Carnal Knowledge, a lewd version of Blind Date, marked his first solo foray on Channel 4 and he won best newcomer award at the Comedy Awards after he stood in for Jack Docherty on his Channel 5 chat show. It wasn't long before he was given his own gig which has evolved from cult late night viewing to one of the tackiest jewels in Channel 4's comedy crown.
AND NOW Norton, who lives alone in London after splitting with his long-term American boyfriend, is the proud owner of two of British TV's sparkliest baubles, the award for Best Entertainment Presenter and Best Entertainment Show. He beat hot favourite The Weakest Link for the latter accolade. He has lost two stone since the first series and now has a healthy wardrobe budget, which allows him to indulge in the expensive, if trashy, suits he favours when performing.
When not on stage or in the studio he wears casual Prada and is described as being quiet, thoughtful and intelligent, and at times crueller in his humour than he is on TV. Receiving a BAFTA last year, he dedicated the award to Billy Walker.

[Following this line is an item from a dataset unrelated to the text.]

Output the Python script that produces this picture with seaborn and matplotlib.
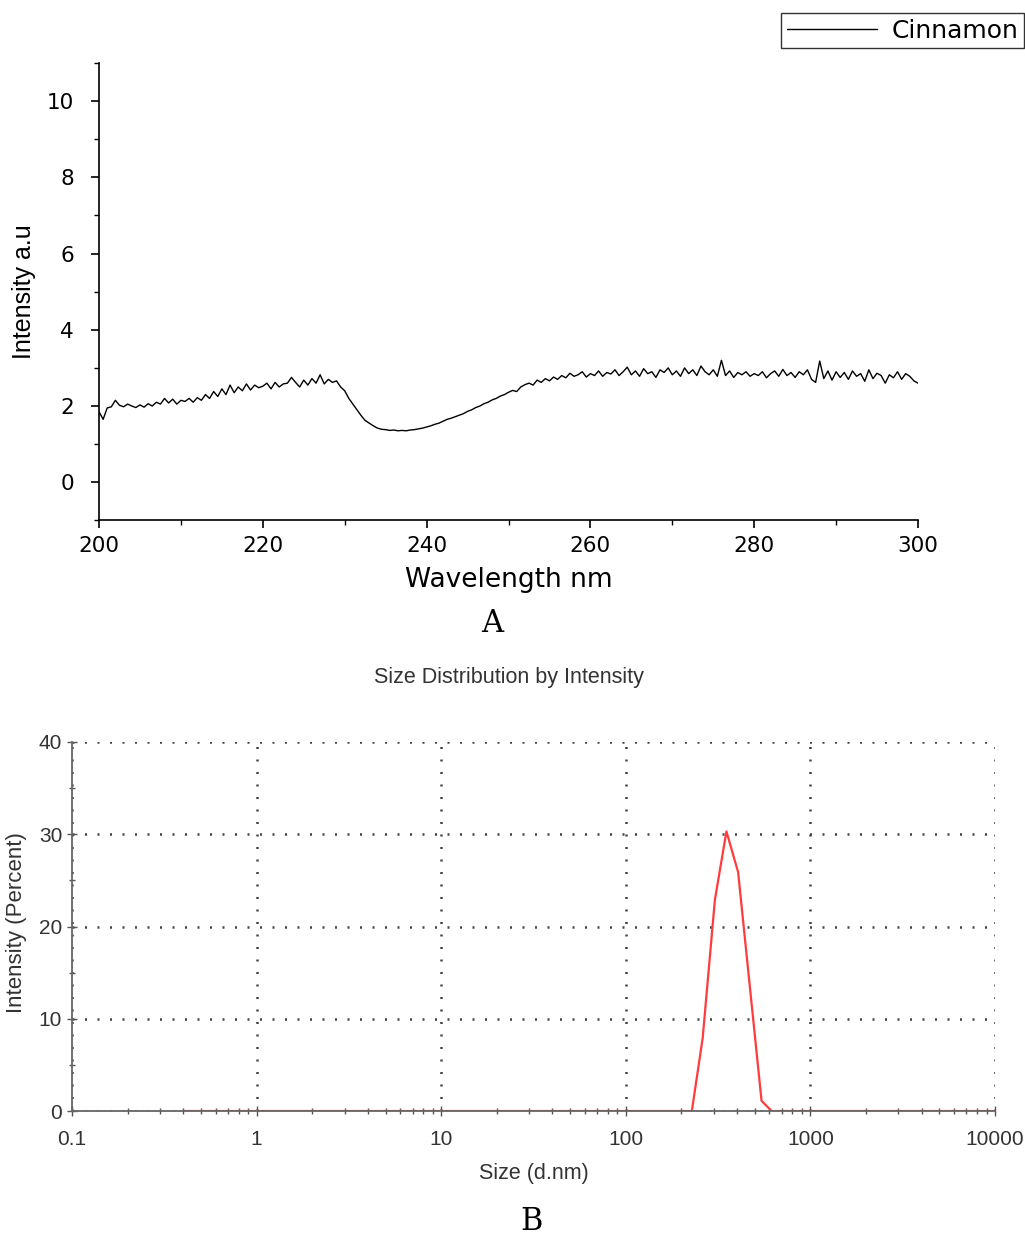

Nobody knew he was referring to his recently deceased father. To Norton's delight both parents had been over to see So Graham Norton being filmed, and while his mother Rhoda finds it funny, she has a problem with some of the more risque gags.
"When my Mum saw the one where I stuck a mini-camera down a man's pants she said: `Do you have to show that? Really do you have to?' " he said.
While the next series of So Graham Norton starts in the Autumn - it will be interesting to see how much further he can take the once outrageously original, now familiar format - he is also planning a movie based on Green Card. With the working title Pink Card, it is about the struggle of a gay man to get a visa for his American boyfriend to live in Britain.
Whatever happens he won't be getting serious.
"What I do is very trivial. I would be no good at anything serious. It's just not me."